- Born: 16 July 1961 Chalhatta, Cox's Bazar, Bangladesh
- Died: 7 September 2019 (aged 58) Majherbosti, Tobolchhori, Matiranga, Rangamati, Bangladesh
- Occupations: Journalist Researcher Writer
- Spouse: Shobha Rani Tripura
- Children: 2
- Awards: Ekushey Padak 2016

= Mongsen Ching Monsin =

Bangladeshi journalist, researcher, and writer (1961–2019)

Mongsen Ching Monsin (16 July 1961 – 7 September 2019) was a Bangladeshi journalist, researcher and writer. He was awarded Ekushey Padak in 2016 for his contribution in research.

==Biography==
Mongsen Ching Monsin was born in a Rakhine family of Chalhatta, Cox's Bazar on 16 July 1961. He wrote and researched about the people of Chittagong Hill Tracts. His first book Cox's Bazar Rakhine Somaj was published in 1980. He wrote more than 20 books. He wrote regularly on local dailies like Giridarpan and Oronnobarta too.

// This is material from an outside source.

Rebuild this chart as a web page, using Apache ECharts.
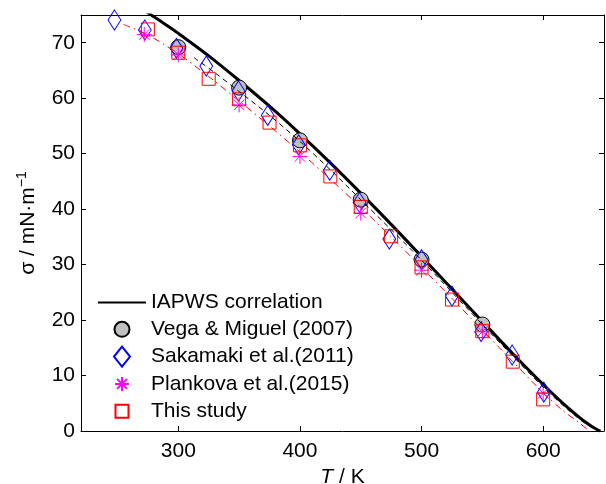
<!DOCTYPE html>
<html>
<head>
<meta charset="utf-8">
<script src="https://cdn.jsdelivr.net/npm/echarts@6/dist/echarts.min.js"></script>
<style>html,body{margin:0;padding:0;background:#fff}#c{width:606px;height:484px}</style>
</head>
<body>
<div id="c"></div>
<script>
// Axis ticks
const xTicks = [300, 400, 500, 600];
const yTicks = [0, 10, 20, 30, 40, 50, 60, 70];

// IAPWS correlation (solid black)
const iapwsT = [273.15, 280, 290, 300, 325, 350, 375, 400, 425, 450, 475, 500, 525, 550, 575, 600, 610, 620, 630, 635, 640, 645, 647.1];
const iapwsS = [75.65, 74.68, 73.21, 71.69, 67.63, 63.19, 58.55, 53.58, 48.35, 42.89, 37.25, 31.47, 25.61, 19.73, 13.94, 8.38, 6.27, 4.27, 2.42, 1.57, 0.81, 0.18, 0];

// Vega & Miguel (2007)
const vegaT = [300, 350, 400, 450, 500, 550];
const vegaS = [69.2, 61.9, 52.4, 41.7, 30.9, 19.2];

// Sakamaki et al. (2011)
const sakT = [247.5, 272.5, 298.5, 323, 349.5, 373.5, 399, 424.5, 449, 473.5, 500, 525, 549, 574.5, 600.5];
const sakS = [74.1, 72.3, 69.0, 65.8, 61.3, 56.9, 51.6, 47.0, 41.2, 34.6, 30.9, 24.3, 17.9, 13.7, 7.0];

// Plankova et al. (2015)
const plaT = [272, 300, 350, 400, 450, 500, 550, 600];
const plaS = [71.5, 67.8, 58.8, 49.5, 39.3, 29.0, 17.9, 6.8];

// This study
const thisT = [275, 300, 325, 350, 375, 400, 425, 450, 475, 500, 525, 550, 575, 600];
const thisS = [72.4, 68.2, 63.5, 59.8, 55.6, 51.5, 45.9, 40.4, 35.1, 29.5, 23.7, 18.0, 12.5, 5.7];

// Fit through "This study" (red dash-dot)
const fitRedT = [255, 275, 300, 325, 350, 375, 400, 425, 450, 475, 500, 525, 550, 575, 600, 615, 630, 638];
const fitRedS = [73.3, 71.4, 68.0, 63.9, 59.5, 55.0, 50.3, 45.4, 40.3, 35.0, 29.5, 23.9, 18.2, 12.5, 6.9, 3.9, 1.4, 0];

// Fit through Vega & Miguel (black dashed)
const fitBlkT = [313, 330, 350, 375, 400, 425, 450, 475, 500, 525, 550, 575, 600, 620, 635, 645];
const fitBlkS = [67.3, 64.6, 61.2, 56.9, 52.2, 47.1, 41.7, 36.3, 30.8, 25.0, 19.2, 13.5, 7.9, 3.9, 1.3, 0];

const zip = (a, b) => a.map((v, i) => [v, b[i]]);
const FONT = 'Liberation Sans';
const asterisk = 'path://M0,-10L0,10M-10,0L10,0M-7.07,-7.07L7.07,7.07M-7.07,7.07L7.07,-7.07';
const diamondPath = 'path://M0,-10L8,0L0,10L-8,0Z';
// legend icons (with invisible padding points so they keep their size)
const pad = 'M-10,-10L-10,-10M10,10L10,10';
const iconCircle = 'path://' + pad + 'M7.5,0A7.5,7.5,0,1,1,-7.5,0A7.5,7.5,0,1,1,7.5,0Z';
const iconDiamond = 'path://M0,-10L8,0L0,10L-8,0Z';
const iconStar = 'path://' + pad + 'M0,-7L0,7M-7,0L7,0M-5,-5L5,5M-5,5L5,-5';
const iconSquare = 'path://' + pad + 'M-6.5,-6.5L6.5,-6.5L6.5,6.5L-6.5,6.5Z';

const baseX = {
  type: 'value', min: 220, max: 650,
  axisLine: {show: true, onZero: false, lineStyle: {color: '#000', width: 1}},
  axisTick: {show: true, inside: true, length: 5, lineStyle: {color: '#000'}, customValues: xTicks},
  splitLine: {show: false}
};
const baseY = {
  type: 'value', min: 0, max: 75,
  axisLine: {show: true, onZero: false, lineStyle: {color: '#000', width: 1}},
  axisTick: {show: true, inside: true, length: 5, lineStyle: {color: '#000'}, customValues: yTicks},
  splitLine: {show: false}
};

const chart = echarts.init(document.getElementById('c'), null, {renderer: 'canvas'});
chart.setOption({
  animation: false,
  backgroundColor: '#fff',
  textStyle: {fontFamily: FONT, color: '#000'},
  grid: {left: 81, top: 15, right: 2, bottom: 53, containLabel: false, outerBoundsMode: 'none'},
  xAxis: [
    Object.assign({}, baseX, {
      position: 'bottom',
      axisLabel: {show: true, customValues: xTicks, fontSize: 21, color: '#000', fontFamily: FONT, margin: 10},
      name: '{i|T} / K',
      nameLocation: 'middle', nameGap: 33,
      nameTextStyle: {fontSize: 21, color: '#000', fontFamily: FONT,
        rich: {i: {fontSize: 21, fontStyle: 'italic', fontFamily: FONT, color: '#000'}}}
    }),
    Object.assign({}, baseX, {position: 'top', axisLabel: {show: false}})
  ],
  yAxis: [
    Object.assign({}, baseY, {
      position: 'left',
      axisLabel: {show: true, customValues: yTicks, fontSize: 21, color: '#000', fontFamily: FONT, margin: 6},
      name: 'σ / mN·m{s|−1}',
      nameLocation: 'middle', nameGap: 40, nameRotate: 90,
      nameTextStyle: {fontSize: 21, color: '#000', fontFamily: FONT,
        rich: {s: {fontSize: 14, fontFamily: FONT, color: '#000', padding: [0, 0, 12, 0]}}}
    }),
    Object.assign({}, baseY, {position: 'right', axisLabel: {show: false}})
  ],
  legend: {
    show: true, orient: 'vertical', left: 97, top: 292, padding: 0,
    itemWidth: 48, itemHeight: 20, itemGap: 5.3, symbolKeepAspect: true,
    textStyle: {fontSize: 21, color: '#000', fontFamily: FONT},
    data: [
      {name: 'IAPWS correlation', itemStyle: {opacity: 0}},
      {name: 'Vega & Miguel (2007)', icon: iconCircle},
      {name: 'Sakamaki et al.(2011)', icon: iconDiamond},
      {name: 'Plankova et al.(2015)', icon: iconStar},
      {name: 'This study', icon: iconSquare}
    ]
  },
  series: [
    {
      name: 'IAPWS correlation', type: 'line', data: zip(iapwsT, iapwsS),
      showSymbol: false, symbol: 'none', smooth: 0.3, clip: true,
      lineStyle: {color: '#000', width: 3}, itemStyle: {color: '#000'}, z: 2
    },
    {
      name: 'Vega & Miguel (2007)', type: 'scatter', data: zip(vegaT, vegaS),
      symbol: 'circle', symbolSize: 15,
      itemStyle: {color: '#c0c0c0', borderColor: '#000', borderWidth: 1, opacity: 1}, z: 3
    },
    {
      name: 'Sakamaki et al.(2011)', type: 'scatter', data: zip(sakT, sakS),
      symbol: diamondPath, symbolSize: [16, 20], symbolKeepAspect: true,
      itemStyle: {color: 'rgba(0,0,0,0)', borderColor: '#0000ff', borderWidth: 1, opacity: 1}, z: 4
    },
    {
      name: 'Plankova et al.(2015)', type: 'scatter', data: zip(plaT, plaS),
      symbol: asterisk, symbolSize: 15,
      itemStyle: {color: '#ff00ff', borderColor: '#ff00ff', borderWidth: 1, opacity: 1}, z: 5
    },
    {
      name: 'This study', type: 'scatter', data: zip(thisT, thisS),
      symbol: 'rect', symbolSize: 13,
      itemStyle: {color: 'rgba(0,0,0,0)', borderColor: '#ff0000', borderWidth: 1, opacity: 1}, z: 6
    },
    {
      name: 'fitRed', type: 'line', data: zip(fitRedT, fitRedS),
      showSymbol: false, symbol: 'none', smooth: 0.3, clip: true,
      lineStyle: {color: '#ff0000', width: 1, type: [7, 4, 1.5, 4]}, z: 7
    },
    {
      name: 'fitBlack', type: 'line', data: zip(fitBlkT, fitBlkS),
      showSymbol: false, symbol: 'none', smooth: 0.3, clip: true,
      lineStyle: {color: '#000', width: 1, type: [5, 4]}, z: 7
    }
  ]
});
</script>
</body>
</html>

Mongsen Ching Monsin married Shobha Rani Tripura in 1984. She is a teacher and writer. She was awarded Begum Rokeya Padak in 2017. They had two daughters.

Mongsen Ching Monsin was awarded Ekushey Padak in 2016 for his contribution in research.

Mongsen Ching Monsin died on 7 September 2019 at the age of 58.